Конкордия Ивановна мимоходом успела шепнуть:
– Что мне сказать Мелхисидеку, князь?
– На днях я дам определенный ответ в отношении этого озера. Но не торопите меня с Байкулем… Прежде я должен повидать султана Самсырбая!
Около полуночи Мышецкого разбудил звонок домашнего телефона. Просунув ноги в туфли, расшитые бисером (подарок заботливой Алисы), он спустился вниз – к трубке телефона.
– У аппарата – вице-губернатор!
– Извините, ваше сиятельство, – сообщили ему с пристани, – но вы сами просили обрадовать вас в любое время…
– Лед?
– Да, лед тронулся. Река пошла!
– Великолепно. Берегите баржи ото льда. Самое главное – баржи…
Он постоял возле открытого окна, прислушиваясь к шуму ледохода. «Как это удачно!» – думал, взволнованный. И вдруг опять его позвали к телефону: на этот раз звонил командир казачьей сотни линейной службы.
– Это вы, князь? Есаул Горышин… Гонцы, посланные вами в степь, только что вернулись!
– А что – султан?
– Завтра султан будет в городе…
И всю-то ночь река ломала ледяной покров.
Султан разбил свои громадные шатры в дачном урочище за Кривой балкой, где шелесты тростников напевали ему о приволье степей.
Мышецкого наряжала сама Алиса: снова был расправлен блестящий мундир камер-юнкера, белые штаны в обтяжку, шпага и треуголка. Бухарскую звезду обычно Сергей Яковлевич не нашивал (ибо ее носил на шутовском наряде и клоун Дуров), но сегодня он и Бухарскую звезду нацепил на себя…
– Перчатки! – Мышецкий проверил их белизну и сложил в шляпу. – Говорят, султан Самсырбай бывал в Париже, – сказал он. – А посему я так и придирчив сегодня…
Сергей Яковлевич поцеловал жену в чистенький лобик и спустился к лошадям. За городом пошли незнакомые еще места, из веселеньких рощиц выглядывали светлые дачки. Кучер из уренских старожилов называл хозяев.
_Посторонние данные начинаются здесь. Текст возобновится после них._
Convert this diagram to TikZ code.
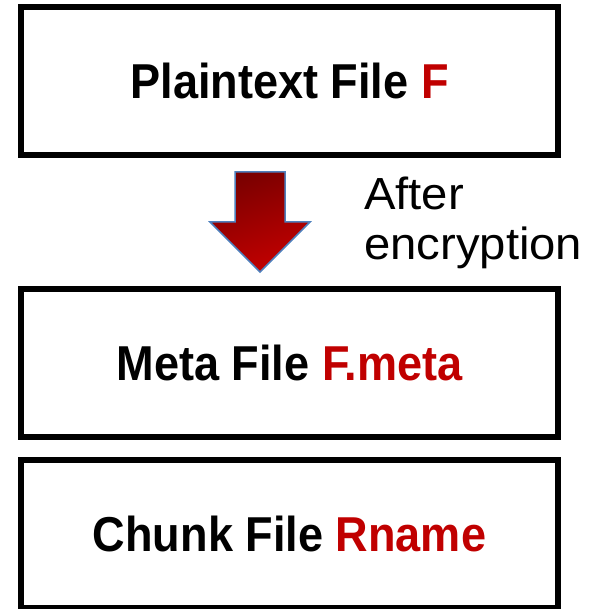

К удивлению Мышецкого, большинство этих усадеб принадлежало чиновникам его канцелярии.
– С чего бы это? – задумался князь.
И хорошо ответил кучер:
– Не на те казак пье, шо е, а на те, що буде!
Из-за поворота выскочили на лошадях молодые киргизы в богатых халатах и, окружив коляску, с гиканьем поскакали рядом, скаля желтые крупные зубы; каждый зуб – в ноготь. Местность заметно облысела, и за Кривой балкой открылся в низинке шатер султана, плещущий зелеными шелками.
Едва вице-губернатор выбрался из коляски, как его сразу окружили старики джетаки – волостные старшины. Сергей Яковлевич догадался, что здесь, при ставке султана, они живут на положении рабов- прихлебателей, и щедро раскрыл перед ними кошелек, не забыв оделить каждого джетака.
Из ста рублей, взятых из дому на сегодня, заметно поубавилось.
– Салом алейком! – восклицали джетаки, весьма довольные, и, подхватив Мышецкого за локотки, поволокли в сторону султанской юрты; князь только успевал перебирать ногами…
Внутри шатра, наполненного сумрачным прохладным сиянием, было пестро от обилия ковров, пахло кумысом и чем-то сильно прокисшим. Камышовый остов юрты был сусально вызолочен, а на цепях сидели два здоровенных беркута, скрипели клювами и вращали глазами, налитыми злобной кровью.
Самсырбай-омбу оказался тучным пожилым человеком с противной бороденкой в два-три волоса. На маленькие грязные пальцы его были надеты золотые наперстки, голову покрывала узорчатая «аракчина» (тюбетейка). На жирных плечах султана лежали, покоробленные от пота, армейские погоны пехотного прапорщика.